* [SUPPLIED RECORDS]:
________________
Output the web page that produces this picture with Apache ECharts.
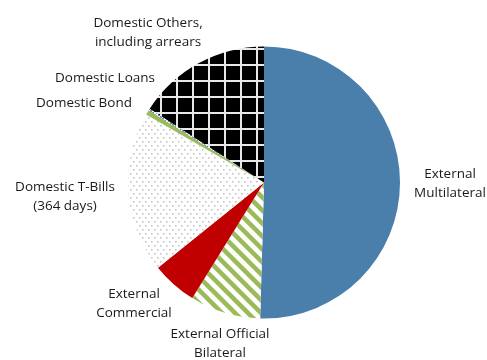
<!DOCTYPE html>
<html>
<head>
<meta charset="utf-8">
<script src="https://cdn.jsdelivr.net/npm/echarts@6/dist/echarts.min.js"></script>
<style>
html,body{margin:0;padding:0;background:#fff;}
#c{width:487px;height:360px;}
</style>
</head>
<body>
<div id="c"></div>
<script>
// Data
const categories = [
  'External\nMultilateral',
  'External Official\nBilateral',
  'External\nCommercial',
  'Domestic T-Bills\n(364 days)',
  'Domestic Bond',
  'Domestic Loans',
  'Domestic Others,\nincluding arrears'
];
const shares = [50.5, 8.4, 5.4, 19.1, 0.6, 0.2, 15.9];

// Label anchor positions (styling only)
const labelPos = [
  [450, 184], [220, 344], [134, 304], [65, 197], [84, 103], [105, 78], [148, 33]
];

function makePattern(w, h, draw) {
  const c = document.createElement('canvas');
  c.width = w; c.height = h;
  const g = c.getContext('2d');
  draw(g, w, h);
  return { image: c, repeat: 'repeat' };
}

const gridPat = makePattern(16, 16, (g, w, h) => {
  g.fillStyle = '#000'; g.fillRect(0, 0, w, h);
  g.fillStyle = '#e8e8e8';
  g.fillRect(0, 0, w, 2);
  g.fillRect(0, 0, 2, h);
});
const dotPat = makePattern(6, 8, (g, w, h) => {
  g.fillStyle = '#fff'; g.fillRect(0, 0, w, h);
  g.fillStyle = '#c4c4c4';
  g.fillRect(1, 1, 1.6, 1.6);
  g.fillRect(4, 5, 1.6, 1.6);
});
const stripePat = makePattern(13, 13, (g, w, h) => {
  g.fillStyle = '#fff'; g.fillRect(0, 0, w, h);
  g.strokeStyle = '#9bbb59'; g.lineWidth = 4.5;
  g.beginPath();
  g.moveTo(-6, -6); g.lineTo(19, 19);
  g.moveTo(-6, 7); g.lineTo(6, 19);
  g.moveTo(7, -6); g.lineTo(19, 6);
  g.stroke();
});
const loanPat = makePattern(4, 4, (g, w, h) => {
  g.fillStyle = '#fff'; g.fillRect(0, 0, w, h);
  g.fillStyle = '#4f81bd';
  g.fillRect(0, 0, 2, 2);
  g.fillRect(2, 2, 2, 2);
});

const fills = ['#4a7eab', stripePat, '#c00000', dotPat, '#9bbb59', loanPat, gridPat];

const chart = echarts.init(document.getElementById('c'), null, { renderer: 'canvas' });
chart.setOption({
  animation: false,
  backgroundColor: '#fff',
  series: [{
    type: 'pie',
    center: [264, 182.5],
    radius: 136,
    startAngle: 90,
    clockwise: true,
    avoidLabelOverlap: false,
    data: categories.map((n, i) => ({
      name: n,
      value: shares[i],
      itemStyle: { color: fills[i] }
    })),
    itemStyle: { borderWidth: 0 },
    emphasis: { disabled: true },
    labelLine: { show: false },
    label: {
      show: true,
      position: 'outside',
      formatter: '{b}',
      fontFamily: 'Open Sans',
      fontSize: 13.5,
      lineHeight: 19,
      color: '#1a1a1a',
      align: 'center'
    },
    labelLayout: function (p) {
      const pos = labelPos[p.dataIndex];
      return { x: pos[0], y: pos[1], align: 'center', verticalAlign: 'middle' };
    }
  }]
});
</script>
</body>
</html>
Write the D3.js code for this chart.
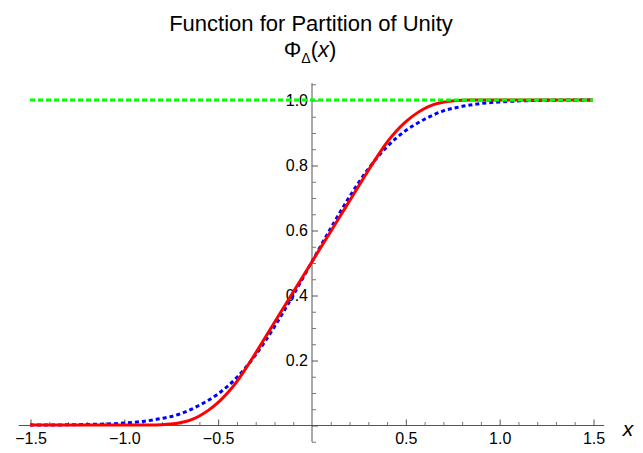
<!DOCTYPE html>
<html><head><meta charset="utf-8">
<script src="https://cdn.jsdelivr.net/npm/d3@7"></script>
<style>body{margin:0;background:#fff}svg{display:block}</style>
</head><body><svg id="c" width="643" height="453"></svg>
<script>
// ---- data ----
const redX = [-1.5, -0.9, -0.85, -0.8, -0.75, -0.7, -0.65, -0.6, -0.55, -0.5, -0.45, -0.4, -0.35, -0.3, -0.25, -0.2, -0.15, -0.1, -0.05, 0,
  0.05, 0.1, 0.15, 0.2, 0.25, 0.3, 0.35, 0.4, 0.45, 0.5, 0.55, 0.6, 0.65, 0.7, 0.75, 0.8, 0.85, 0.9, 1.5];
const redY = [0, 0, 0, 0.001, 0.003, 0.007, 0.014, 0.027, 0.045, 0.068, 0.097, 0.132, 0.174, 0.219, 0.266, 0.313, 0.36, 0.407, 0.453, 0.5,
  0.547, 0.593, 0.64, 0.687, 0.734, 0.781, 0.826, 0.868, 0.903, 0.932, 0.955, 0.973, 0.986, 0.993, 0.997, 0.999, 1, 1, 1];
const blueX = [-1.5, -1.4, -1.3, -1.2, -1.1, -1.0, -0.9, -0.8, -0.7, -0.6, -0.5, -0.4, -0.3, -0.2, -0.1, 0,
  0.1, 0.2, 0.3, 0.4, 0.5, 0.6, 0.7, 0.8, 0.9, 1.0, 1.1, 1.2, 1.3, 1.4, 1.5];
const blueY = [0, 0.0002, 0.0005, 0.0015, 0.003, 0.006, 0.011, 0.02, 0.034, 0.06, 0.095, 0.145, 0.214, 0.3, 0.397, 0.5,
  0.603, 0.7, 0.786, 0.855, 0.905, 0.94, 0.966, 0.98, 0.989, 0.994, 0.997, 0.9985, 0.9995, 0.9998, 1];
const unityX = [-1.5, 1.5];
const unityY = [1, 1];
const xMajorTicks = [-1.5, -1.0, -0.5, 0.5, 1.0, 1.5];
const yMajorTicks = [0.2, 0.4, 0.6, 0.8, 1.0];
const titleLine1 = "Function for Partition of Unity";

// ---- layout ----
const svg = d3.select("#c");
const x = d3.scaleLinear().domain([-1.5, 1.5]).range([30, 593]);
const y = d3.scaleLinear().domain([0, 1]).range([425, 100]);
const font = "'Liberation Sans', Arial, Helvetica, sans-serif";
const axisColor = "#555";
const tickFont = 16;

const xMinor = d3.range(-15, 16).map(i => i / 10).filter(v => Math.abs(v * 2 - Math.round(v * 2)) > 1e-6);
const yMinor = d3.range(-1, 22).map(i => i / 20).filter(v => Math.abs(v * 5 - Math.round(v * 5)) > 1e-6);

// axis lines
svg.append("line").attr("x1", x(-1.56)).attr("x2", x(1.56)).attr("y1", y(0) + 0.5).attr("y2", y(0) + 0.5)
  .attr("stroke", axisColor).attr("stroke-width", 1);
svg.append("line").attr("x1", x(0) + 0.5).attr("x2", x(0) + 0.5).attr("y1", y(-0.052)).attr("y2", y(1.052))
  .attr("stroke", axisColor).attr("stroke-width", 1);

// x axis ticks (drawn upward), labels below
const gx = svg.append("g").attr("transform", `translate(0.5,${y(0) + 0.5})`)
  .call(d3.axisBottom(x).tickValues(xMajorTicks).tickSizeInner(-6).tickSizeOuter(0).tickPadding(7)
    .tickFormat(d3.format(".1f")));
gx.select(".domain").remove();
gx.selectAll("line").attr("stroke", axisColor);
gx.selectAll("text").attr("font-family", font).attr("font-size", tickFont).attr("fill", "#000");
const gxm = svg.append("g").attr("transform", `translate(0.5,${y(0) + 0.5})`)
  .call(d3.axisBottom(x).tickValues(xMinor).tickSizeInner(-3.5).tickSizeOuter(0).tickFormat(""));
gxm.select(".domain").remove();
gxm.selectAll("line").attr("stroke", "#777");

// y axis ticks (drawn rightward), labels left
const gy = svg.append("g").attr("transform", `translate(${x(0) + 0.5},0.5)`)
  .call(d3.axisLeft(y).tickValues([0].concat(yMajorTicks)).tickSizeInner(-6).tickSizeOuter(0).tickPadding(4)
    .tickFormat(d => d === 0 ? "" : d3.format(".1f")(d)));
gy.select(".domain").remove();
gy.selectAll("line").attr("stroke", axisColor);
gy.selectAll("text").attr("font-family", font).attr("font-size", tickFont).attr("fill", "#000");
const gym = svg.append("g").attr("transform", `translate(${x(0) + 0.5},0.5)`)
  .call(d3.axisLeft(y).tickValues(yMinor).tickSizeInner(-4).tickSizeOuter(0).tickFormat(""));
gym.select(".domain").remove();
gym.selectAll("line").attr("stroke", "#777");

// curves
const line = d3.line().x(d => x(d[0])).y(d => y(d[1])).curve(d3.curveMonotoneX);
const blueData = blueX.map((v, i) => [v, blueY[i]]);
const redData = redX.map((v, i) => [v, redY[i]]);
const unityData = unityX.map((v, i) => [v, unityY[i]]);

svg.append("path").datum(blueData).attr("d", line).attr("fill", "none")
  .attr("stroke", "#0000ff").attr("stroke-width", 3).attr("stroke-dasharray", "4,3");
svg.append("path").datum(redData).attr("d", line).attr("fill", "none")
  .attr("stroke", "#ff0000").attr("stroke-width", 3);
svg.append("path").datum(unityData).attr("d", line).attr("fill", "none")
  .attr("stroke", "#00ff00").attr("stroke-width", 3).attr("stroke-dasharray", "5,3");

// titles
svg.append("text").attr("x", 311).attr("y", 30.5).attr("text-anchor", "middle")
  .attr("font-family", font).attr("font-size", 22).text(titleLine1);
const t2 = svg.append("text").attr("x", 310).attr("y", 57).attr("text-anchor", "middle")
  .attr("font-family", font).attr("font-size", 22);
t2.append("tspan").text("Φ");
t2.append("tspan").attr("font-size", 14).attr("dy", 6).text("Δ");
t2.append("tspan").attr("dy", -6).text("(");
t2.append("tspan").attr("font-style", "italic").text("x");
t2.append("tspan").text(")");

// axis label
svg.append("text").attr("x", 628).attr("y", 436).attr("text-anchor", "middle")
  .attr("font-family", font).attr("font-size", 21).attr("font-style", "italic").text("x");
</script>
</body></html>
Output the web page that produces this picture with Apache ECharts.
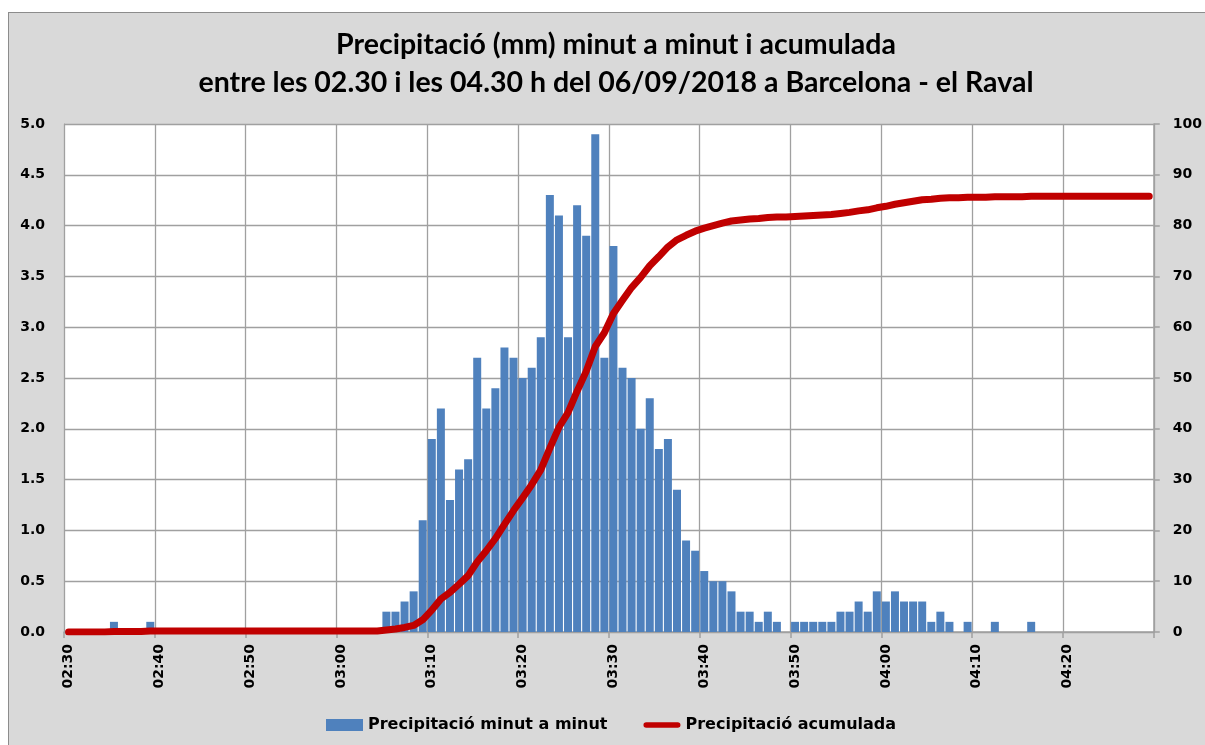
<!DOCTYPE html>
<html><head><meta charset="utf-8">
<script src="https://cdn.jsdelivr.net/npm/echarts@6/dist/echarts.min.js"></script>
<style>
html,body{margin:0;padding:0;background:#fff;}
#frame{position:absolute;left:8px;top:12px;width:1205px;height:745px;background:#d9d9d9;border:1px solid #8c8c8c;box-sizing:border-box;}
#chart{position:absolute;left:0;top:0;width:1205px;height:745px;}
</style></head><body>
<div id="frame"></div><div id="chart"></div>
<script>
const categories = [
 '02:30','02:31','02:32','02:33','02:34','02:35','02:36','02:37','02:38','02:39',
 '02:40','02:41','02:42','02:43','02:44','02:45','02:46','02:47','02:48','02:49',
 '02:50','02:51','02:52','02:53','02:54','02:55','02:56','02:57','02:58','02:59',
 '03:00','03:01','03:02','03:03','03:04','03:05','03:06','03:07','03:08','03:09',
 '03:10','03:11','03:12','03:13','03:14','03:15','03:16','03:17','03:18','03:19',
 '03:20','03:21','03:22','03:23','03:24','03:25','03:26','03:27','03:28','03:29',
 '03:30','03:31','03:32','03:33','03:34','03:35','03:36','03:37','03:38','03:39',
 '03:40','03:41','03:42','03:43','03:44','03:45','03:46','03:47','03:48','03:49',
 '03:50','03:51','03:52','03:53','03:54','03:55','03:56','03:57','03:58','03:59',
 '04:00','04:01','04:02','04:03','04:04','04:05','04:06','04:07','04:08','04:09',
 '04:10','04:11','04:12','04:13','04:14','04:15','04:16','04:17','04:18','04:19',
 '04:20','04:21','04:22','04:23','04:24','04:25','04:26','04:27','04:28','04:29'
];
// Precipitation per minute (mm)
const minuteValues = [
 0,0,0,0,0,0.1,0,0,0,0.1,
 0,0,0,0,0,0,0,0,0,0,
 0,0,0,0,0,0,0,0,0,0,
 0,0,0,0,0,0.2,0.2,0.3,0.4,1.1,
 1.9,2.2,1.3,1.6,1.7,2.7,2.2,2.4,2.8,2.7,
 2.5,2.6,2.9,4.3,4.1,2.9,4.2,3.9,4.9,2.7,
 3.8,2.6,2.5,2.0,2.3,1.8,1.9,1.4,0.9,0.8,
 0.6,0.5,0.5,0.4,0.2,0.2,0.1,0.2,0.1,0,
 0.1,0.1,0.1,0.1,0.1,0.2,0.2,0.3,0.2,0.4,
 0.3,0.4,0.3,0.3,0.3,0.1,0.2,0.1,0,0.1,
 0,0,0.1,0,0,0,0.1,0,0,0,
 0,0,0,0,0,0,0,0,0,0
];
// Accumulated precipitation (mm)
const cumulativeValues = [
 0,0,0,0,0,0.1,0.1,0.1,0.1,0.2,
 0.2,0.2,0.2,0.2,0.2,0.2,0.2,0.2,0.2,0.2,
 0.2,0.2,0.2,0.2,0.2,0.2,0.2,0.2,0.2,0.2,
 0.2,0.2,0.2,0.2,0.2,0.4,0.6,0.9,1.3,2.4,
 4.3,6.5,7.8,9.4,11.1,13.8,16.0,18.4,21.2,23.9,
 26.4,29.0,31.9,36.2,40.3,43.2,47.4,51.3,56.2,58.9,
 62.7,65.3,67.8,69.8,72.1,73.9,75.8,77.2,78.1,78.9,
 79.5,80.0,80.5,80.9,81.1,81.3,81.4,81.6,81.7,81.7,
 81.8,81.9,82.0,82.1,82.2,82.4,82.6,82.9,83.1,83.5,
 83.8,84.2,84.5,84.8,85.1,85.2,85.4,85.5,85.5,85.6,
 85.6,85.6,85.7,85.7,85.7,85.7,85.8,85.8,85.8,85.8,
 85.8,85.8,85.8,85.8,85.8,85.8,85.8,85.8,85.8,85.8
];
const titleLines = ['Precipitació (mm) minut a minut i acumulada','entre les 02.30 i les 04.30 h del 06/09/2018 a Barcelona - el Raval'];
const seriesNames = ['Precipitació minut a minut','Precipitació acumulada'];

const axisFont = {fontFamily:'DejaVu Sans', fontWeight:'bold', fontSize:14, color:'#000'};
const gridColor = '#a0a0a0';
const chart = echarts.init(document.getElementById('chart'), null, {renderer:'canvas'});
chart.setOption({
  backgroundColor:'transparent',
  animation:false,
  title:{
    text: titleLines.join('\n'),
    left: 611, top: 21, textAlign:'center',
    textStyle:{fontFamily:'Lato', fontWeight:'bold', fontSize:28.5, lineHeight:38, color:'#000'}
  },
  grid:{left:64, right:50, top:124, bottom:113, show:true, backgroundColor:'#fff', borderWidth:0},
  legend:{
    left:321, top:712, itemWidth:37, itemHeight:12, itemGap:36,
    textStyle:{fontFamily:'DejaVu Sans', fontWeight:'bold', fontSize:16, color:'#000'},
    data:[
      {name:seriesNames[0], icon:'rect'},
      {name:seriesNames[1], icon:'path://M3,0 L37,0 A3,3 0 0 1 37,6 L3,6 A3,3 0 0 1 3,0 Z', itemStyle:{color:'#c00000'}}
    ]
  },
  xAxis:{
    type:'category', data:categories, boundaryGap:true,
    axisLine:{show:true, lineStyle:{color:gridColor, width:1.5}},
    axisTick:{show:true, interval:9, length:6, lineStyle:{color:gridColor, width:1.5}},
    axisLabel:Object.assign({interval:9, rotate:90, margin:12}, axisFont),
    splitLine:{show:true, interval:9, lineStyle:{color:gridColor, width:1.3}}
  },
  yAxis:[
    {type:'value', min:0, max:5, interval:0.5,
     axisLine:{show:true, lineStyle:{color:gridColor}}, axisTick:{show:false},
     axisLabel:Object.assign({margin:19, formatter:v=>v.toFixed(1)}, axisFont),
     splitLine:{show:true, lineStyle:{color:gridColor, width:1.3}}},
    {type:'value', min:0, max:100, interval:10,
     axisLine:{show:true, lineStyle:{color:gridColor, width:1.5}},
     axisTick:{show:true, length:6, lineStyle:{color:gridColor, width:1.5}},
     axisLabel:Object.assign({margin:19}, axisFont),
     splitLine:{show:false}}
  ],
  series:[
    {name:seriesNames[0], type:'bar', data:minuteValues, yAxisIndex:0, barCategoryGap:'12%',
     itemStyle:{color:'#4f81bd'}},
    {name:seriesNames[1], type:'line', data:cumulativeValues, yAxisIndex:1, symbol:'none', showSymbol:false,
     lineStyle:{color:'#c00000', width:7, cap:'round', join:'round'}, itemStyle:{color:'#c00000'}, z:3}
  ]
});
</script>
</body></html>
________________
* [GOAL]: Restate the material word for word from its first line through the line containing "const shares = [50.5, 8.4, 5.4, 19.1, 0.6, 0.2, 15.9];", both included; the pictures do not belong in it.

* [CORRECT OUTPUT]:
Output the web page that produces this picture with Apache ECharts.
<!DOCTYPE html>
<html>
<head>
<meta charset="utf-8">
<script src="https://cdn.jsdelivr.net/npm/echarts@6/dist/echarts.min.js"></script>
<style>
html,body{margin:0;padding:0;background:#fff;}
#c{width:487px;height:360px;}
</style>
</head>
<body>
<div id="c"></div>
<script>
// Data
const categories = [
  'External\nMultilateral',
  'External Official\nBilateral',
  'External\nCommercial',
  'Domestic T-Bills\n(364 days)',
  'Domestic Bond',
  'Domestic Loans',
  'Domestic Others,\nincluding arrears'
];
const shares = [50.5, 8.4, 5.4, 19.1, 0.6, 0.2, 15.9];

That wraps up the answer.